What the task requires: From the first line of the listing below to the line with "1: 'NGC5005', 2: 'NGC315'", print each line exactly, and nothing more. Leave out the pictures.
----- Collected material -----
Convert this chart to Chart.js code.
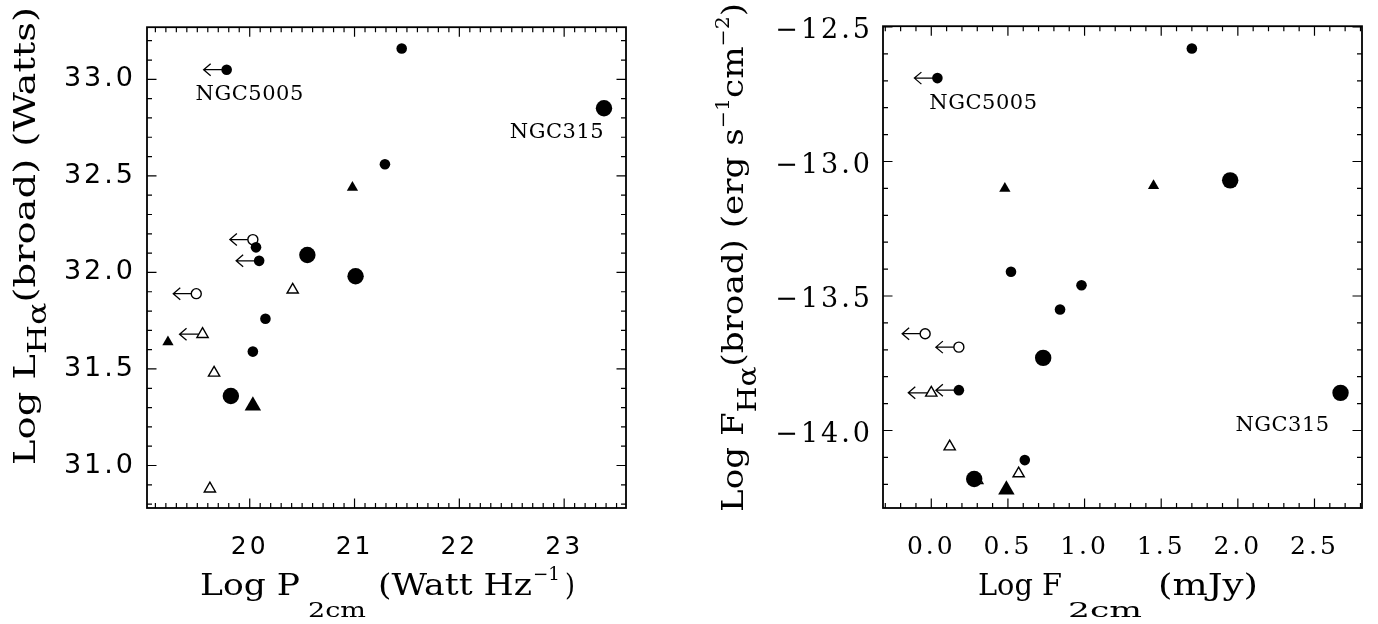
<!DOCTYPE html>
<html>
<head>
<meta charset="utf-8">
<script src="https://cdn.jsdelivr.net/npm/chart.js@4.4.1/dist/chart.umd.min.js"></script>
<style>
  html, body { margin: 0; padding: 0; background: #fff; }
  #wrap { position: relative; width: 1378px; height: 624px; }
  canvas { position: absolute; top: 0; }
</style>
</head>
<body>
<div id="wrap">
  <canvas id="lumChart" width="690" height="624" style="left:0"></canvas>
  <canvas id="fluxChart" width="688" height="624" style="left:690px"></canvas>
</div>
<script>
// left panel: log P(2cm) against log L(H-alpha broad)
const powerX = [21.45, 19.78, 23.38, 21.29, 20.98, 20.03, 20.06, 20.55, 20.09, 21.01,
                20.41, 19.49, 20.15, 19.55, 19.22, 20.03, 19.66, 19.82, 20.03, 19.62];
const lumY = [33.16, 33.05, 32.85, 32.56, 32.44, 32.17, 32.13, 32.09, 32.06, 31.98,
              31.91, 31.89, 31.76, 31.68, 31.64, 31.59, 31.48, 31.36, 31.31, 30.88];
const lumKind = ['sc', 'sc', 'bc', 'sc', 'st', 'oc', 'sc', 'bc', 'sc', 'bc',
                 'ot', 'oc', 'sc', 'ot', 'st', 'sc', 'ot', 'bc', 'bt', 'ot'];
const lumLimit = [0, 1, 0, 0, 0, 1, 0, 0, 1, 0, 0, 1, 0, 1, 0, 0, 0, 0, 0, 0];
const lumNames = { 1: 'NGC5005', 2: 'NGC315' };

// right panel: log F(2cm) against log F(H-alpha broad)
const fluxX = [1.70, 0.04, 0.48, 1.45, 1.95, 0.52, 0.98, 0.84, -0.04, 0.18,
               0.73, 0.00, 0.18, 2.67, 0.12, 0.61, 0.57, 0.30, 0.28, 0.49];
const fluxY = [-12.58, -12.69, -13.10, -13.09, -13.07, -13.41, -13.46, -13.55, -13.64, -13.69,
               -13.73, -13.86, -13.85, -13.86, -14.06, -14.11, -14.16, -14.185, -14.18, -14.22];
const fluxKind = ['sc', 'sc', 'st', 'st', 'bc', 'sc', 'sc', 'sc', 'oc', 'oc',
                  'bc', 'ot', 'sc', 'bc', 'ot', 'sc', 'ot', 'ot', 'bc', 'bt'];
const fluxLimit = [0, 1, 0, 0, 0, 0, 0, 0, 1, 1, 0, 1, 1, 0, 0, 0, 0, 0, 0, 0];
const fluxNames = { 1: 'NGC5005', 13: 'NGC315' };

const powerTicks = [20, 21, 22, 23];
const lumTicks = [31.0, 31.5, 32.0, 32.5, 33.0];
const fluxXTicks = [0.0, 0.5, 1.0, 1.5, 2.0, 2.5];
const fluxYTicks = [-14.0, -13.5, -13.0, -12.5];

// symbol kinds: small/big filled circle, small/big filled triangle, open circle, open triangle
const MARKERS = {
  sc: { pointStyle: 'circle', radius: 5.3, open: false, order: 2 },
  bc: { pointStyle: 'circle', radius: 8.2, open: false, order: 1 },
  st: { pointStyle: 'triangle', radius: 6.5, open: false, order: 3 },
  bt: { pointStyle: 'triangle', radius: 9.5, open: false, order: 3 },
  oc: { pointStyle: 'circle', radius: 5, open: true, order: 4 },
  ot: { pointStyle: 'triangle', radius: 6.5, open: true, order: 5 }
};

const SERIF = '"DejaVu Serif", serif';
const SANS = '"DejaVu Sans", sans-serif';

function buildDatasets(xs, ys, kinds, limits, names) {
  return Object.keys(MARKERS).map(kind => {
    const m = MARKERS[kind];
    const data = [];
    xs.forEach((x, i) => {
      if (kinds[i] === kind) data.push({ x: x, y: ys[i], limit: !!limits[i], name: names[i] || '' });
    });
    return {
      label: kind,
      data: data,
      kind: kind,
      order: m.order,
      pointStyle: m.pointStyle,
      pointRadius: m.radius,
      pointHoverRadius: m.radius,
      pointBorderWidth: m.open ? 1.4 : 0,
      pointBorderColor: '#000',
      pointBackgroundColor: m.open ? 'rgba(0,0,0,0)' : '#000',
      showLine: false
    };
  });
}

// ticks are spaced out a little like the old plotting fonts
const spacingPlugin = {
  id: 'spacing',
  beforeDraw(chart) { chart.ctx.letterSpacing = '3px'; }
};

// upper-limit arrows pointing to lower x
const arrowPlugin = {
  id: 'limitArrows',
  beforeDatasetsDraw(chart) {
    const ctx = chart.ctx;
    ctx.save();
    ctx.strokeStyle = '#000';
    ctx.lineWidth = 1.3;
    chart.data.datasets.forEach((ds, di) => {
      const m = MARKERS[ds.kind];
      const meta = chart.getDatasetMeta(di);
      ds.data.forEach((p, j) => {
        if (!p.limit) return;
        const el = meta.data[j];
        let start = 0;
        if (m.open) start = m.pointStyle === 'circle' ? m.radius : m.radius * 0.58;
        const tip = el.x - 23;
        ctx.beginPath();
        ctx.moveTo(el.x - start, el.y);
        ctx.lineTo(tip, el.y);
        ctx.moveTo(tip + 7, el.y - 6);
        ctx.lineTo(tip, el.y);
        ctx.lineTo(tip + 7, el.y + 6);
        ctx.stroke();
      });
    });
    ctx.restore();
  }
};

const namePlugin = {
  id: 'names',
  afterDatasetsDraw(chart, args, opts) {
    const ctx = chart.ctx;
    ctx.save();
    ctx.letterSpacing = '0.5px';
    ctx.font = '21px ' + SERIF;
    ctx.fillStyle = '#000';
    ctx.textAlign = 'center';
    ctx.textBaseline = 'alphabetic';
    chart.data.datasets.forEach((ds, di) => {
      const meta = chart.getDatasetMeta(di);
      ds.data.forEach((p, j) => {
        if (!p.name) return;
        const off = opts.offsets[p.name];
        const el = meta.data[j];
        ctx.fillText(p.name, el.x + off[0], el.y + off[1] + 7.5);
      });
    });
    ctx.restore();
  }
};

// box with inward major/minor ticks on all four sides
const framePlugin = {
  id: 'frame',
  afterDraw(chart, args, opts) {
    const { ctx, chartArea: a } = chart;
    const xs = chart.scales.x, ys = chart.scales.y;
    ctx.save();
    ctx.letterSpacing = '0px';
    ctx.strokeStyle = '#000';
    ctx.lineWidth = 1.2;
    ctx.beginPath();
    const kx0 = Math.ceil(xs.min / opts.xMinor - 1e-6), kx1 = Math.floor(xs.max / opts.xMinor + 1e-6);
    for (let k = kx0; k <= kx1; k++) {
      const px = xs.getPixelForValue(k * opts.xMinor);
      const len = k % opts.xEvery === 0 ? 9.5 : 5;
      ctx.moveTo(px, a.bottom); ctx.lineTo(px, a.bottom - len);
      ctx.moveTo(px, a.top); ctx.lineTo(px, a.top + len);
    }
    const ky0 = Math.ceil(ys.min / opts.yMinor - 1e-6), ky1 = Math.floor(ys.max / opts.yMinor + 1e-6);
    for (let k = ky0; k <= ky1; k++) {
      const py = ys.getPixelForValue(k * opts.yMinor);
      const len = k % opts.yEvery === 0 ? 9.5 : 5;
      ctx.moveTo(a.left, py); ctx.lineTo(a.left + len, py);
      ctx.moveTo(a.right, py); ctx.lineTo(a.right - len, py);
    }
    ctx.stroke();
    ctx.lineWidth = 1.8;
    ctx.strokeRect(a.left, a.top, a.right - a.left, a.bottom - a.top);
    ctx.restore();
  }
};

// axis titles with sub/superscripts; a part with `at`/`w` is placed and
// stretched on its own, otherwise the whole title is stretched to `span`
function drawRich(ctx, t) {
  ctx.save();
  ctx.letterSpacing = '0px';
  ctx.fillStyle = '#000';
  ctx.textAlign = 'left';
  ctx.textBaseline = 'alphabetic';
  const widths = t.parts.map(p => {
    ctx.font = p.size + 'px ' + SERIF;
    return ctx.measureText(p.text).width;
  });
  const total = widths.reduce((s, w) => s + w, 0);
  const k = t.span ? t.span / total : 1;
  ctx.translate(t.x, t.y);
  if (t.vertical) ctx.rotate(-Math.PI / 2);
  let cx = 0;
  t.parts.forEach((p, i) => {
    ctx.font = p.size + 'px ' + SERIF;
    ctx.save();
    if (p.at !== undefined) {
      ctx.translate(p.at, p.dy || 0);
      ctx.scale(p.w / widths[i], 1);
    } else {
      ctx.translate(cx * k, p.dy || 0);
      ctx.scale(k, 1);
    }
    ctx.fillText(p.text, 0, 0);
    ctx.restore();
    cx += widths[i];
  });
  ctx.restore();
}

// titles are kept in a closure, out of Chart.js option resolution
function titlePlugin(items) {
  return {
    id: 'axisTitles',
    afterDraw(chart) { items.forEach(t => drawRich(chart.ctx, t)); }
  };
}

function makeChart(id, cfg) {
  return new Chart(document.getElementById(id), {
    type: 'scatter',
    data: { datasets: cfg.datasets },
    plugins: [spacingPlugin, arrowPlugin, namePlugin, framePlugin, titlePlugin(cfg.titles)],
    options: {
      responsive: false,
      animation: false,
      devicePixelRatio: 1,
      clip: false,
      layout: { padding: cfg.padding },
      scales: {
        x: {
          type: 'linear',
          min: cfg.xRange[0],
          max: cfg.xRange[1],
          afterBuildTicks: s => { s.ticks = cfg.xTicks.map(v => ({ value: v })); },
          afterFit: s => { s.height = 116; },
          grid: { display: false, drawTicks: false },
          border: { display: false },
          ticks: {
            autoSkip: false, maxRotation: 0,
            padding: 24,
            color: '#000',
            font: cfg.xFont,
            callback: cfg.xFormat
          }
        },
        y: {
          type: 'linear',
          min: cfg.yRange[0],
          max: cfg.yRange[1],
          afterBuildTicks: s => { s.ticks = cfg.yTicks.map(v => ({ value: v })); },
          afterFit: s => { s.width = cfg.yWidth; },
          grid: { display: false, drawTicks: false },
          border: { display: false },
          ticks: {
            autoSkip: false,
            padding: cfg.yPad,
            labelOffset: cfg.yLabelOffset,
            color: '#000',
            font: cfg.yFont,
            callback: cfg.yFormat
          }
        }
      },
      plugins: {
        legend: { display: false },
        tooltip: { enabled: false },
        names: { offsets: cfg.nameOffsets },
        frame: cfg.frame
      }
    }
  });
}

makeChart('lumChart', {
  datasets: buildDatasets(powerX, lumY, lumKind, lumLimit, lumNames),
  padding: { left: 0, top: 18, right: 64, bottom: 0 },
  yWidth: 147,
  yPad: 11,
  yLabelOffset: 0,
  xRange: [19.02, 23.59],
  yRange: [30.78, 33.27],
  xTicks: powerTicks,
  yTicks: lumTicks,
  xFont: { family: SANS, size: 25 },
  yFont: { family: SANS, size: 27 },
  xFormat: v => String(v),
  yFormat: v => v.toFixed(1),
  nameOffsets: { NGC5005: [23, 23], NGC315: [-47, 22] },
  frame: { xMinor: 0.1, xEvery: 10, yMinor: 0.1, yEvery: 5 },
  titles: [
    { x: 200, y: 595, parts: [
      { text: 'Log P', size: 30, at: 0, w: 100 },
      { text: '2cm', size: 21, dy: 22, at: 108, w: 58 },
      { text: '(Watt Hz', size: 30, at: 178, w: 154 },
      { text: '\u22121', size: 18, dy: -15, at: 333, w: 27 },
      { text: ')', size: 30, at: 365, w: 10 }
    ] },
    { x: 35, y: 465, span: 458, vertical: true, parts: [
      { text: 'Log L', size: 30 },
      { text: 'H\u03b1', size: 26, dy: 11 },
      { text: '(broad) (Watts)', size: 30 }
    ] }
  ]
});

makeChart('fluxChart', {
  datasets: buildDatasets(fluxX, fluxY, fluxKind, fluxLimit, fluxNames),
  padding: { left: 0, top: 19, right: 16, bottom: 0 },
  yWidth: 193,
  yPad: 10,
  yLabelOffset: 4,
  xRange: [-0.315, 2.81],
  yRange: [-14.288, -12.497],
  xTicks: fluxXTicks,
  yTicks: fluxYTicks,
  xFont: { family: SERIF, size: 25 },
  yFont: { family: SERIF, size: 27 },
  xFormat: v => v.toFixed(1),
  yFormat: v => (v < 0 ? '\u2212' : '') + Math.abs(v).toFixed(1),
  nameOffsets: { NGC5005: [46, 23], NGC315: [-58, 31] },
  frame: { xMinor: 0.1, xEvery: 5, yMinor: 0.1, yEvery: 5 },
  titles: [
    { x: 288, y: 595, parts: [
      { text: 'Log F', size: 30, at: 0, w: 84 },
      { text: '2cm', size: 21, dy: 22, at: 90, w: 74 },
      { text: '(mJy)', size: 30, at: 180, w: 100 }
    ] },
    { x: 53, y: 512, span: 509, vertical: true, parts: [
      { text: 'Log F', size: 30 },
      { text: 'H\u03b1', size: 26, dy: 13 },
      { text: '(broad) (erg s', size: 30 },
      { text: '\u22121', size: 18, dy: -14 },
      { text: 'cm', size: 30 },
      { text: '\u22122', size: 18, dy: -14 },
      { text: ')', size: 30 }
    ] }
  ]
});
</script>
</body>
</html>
-----
Solution for this problem:
Convert this chart to Chart.js code.
<!DOCTYPE html>
<html>
<head>
<meta charset="utf-8">
<script src="https://cdn.jsdelivr.net/npm/chart.js@4.4.1/dist/chart.umd.min.js"></script>
<style>
  html, body { margin: 0; padding: 0; background: #fff; }
  #wrap { position: relative; width: 1378px; height: 624px; }
  canvas { position: absolute; top: 0; }
</style>
</head>
<body>
<div id="wrap">
  <canvas id="lumChart" width="690" height="624" style="left:0"></canvas>
  <canvas id="fluxChart" width="688" height="624" style="left:690px"></canvas>
</div>
<script>
// left panel: log P(2cm) against log L(H-alpha broad)
const powerX = [21.45, 19.78, 23.38, 21.29, 20.98, 20.03, 20.06, 20.55, 20.09, 21.01,
                20.41, 19.49, 20.15, 19.55, 19.22, 20.03, 19.66, 19.82, 20.03, 19.62];
const lumY = [33.16, 33.05, 32.85, 32.56, 32.44, 32.17, 32.13, 32.09, 32.06, 31.98,
              31.91, 31.89, 31.76, 31.68, 31.64, 31.59, 31.48, 31.36, 31.31, 30.88];
const lumKind = ['sc', 'sc', 'bc', 'sc', 'st', 'oc', 'sc', 'bc', 'sc', 'bc',
                 'ot', 'oc', 'sc', 'ot', 'st', 'sc', 'ot', 'bc', 'bt', 'ot'];
const lumLimit = [0, 1, 0, 0, 0, 1, 0, 0, 1, 0, 0, 1, 0, 1, 0, 0, 0, 0, 0, 0];
const lumNames = { 1: 'NGC5005', 2: 'NGC315' };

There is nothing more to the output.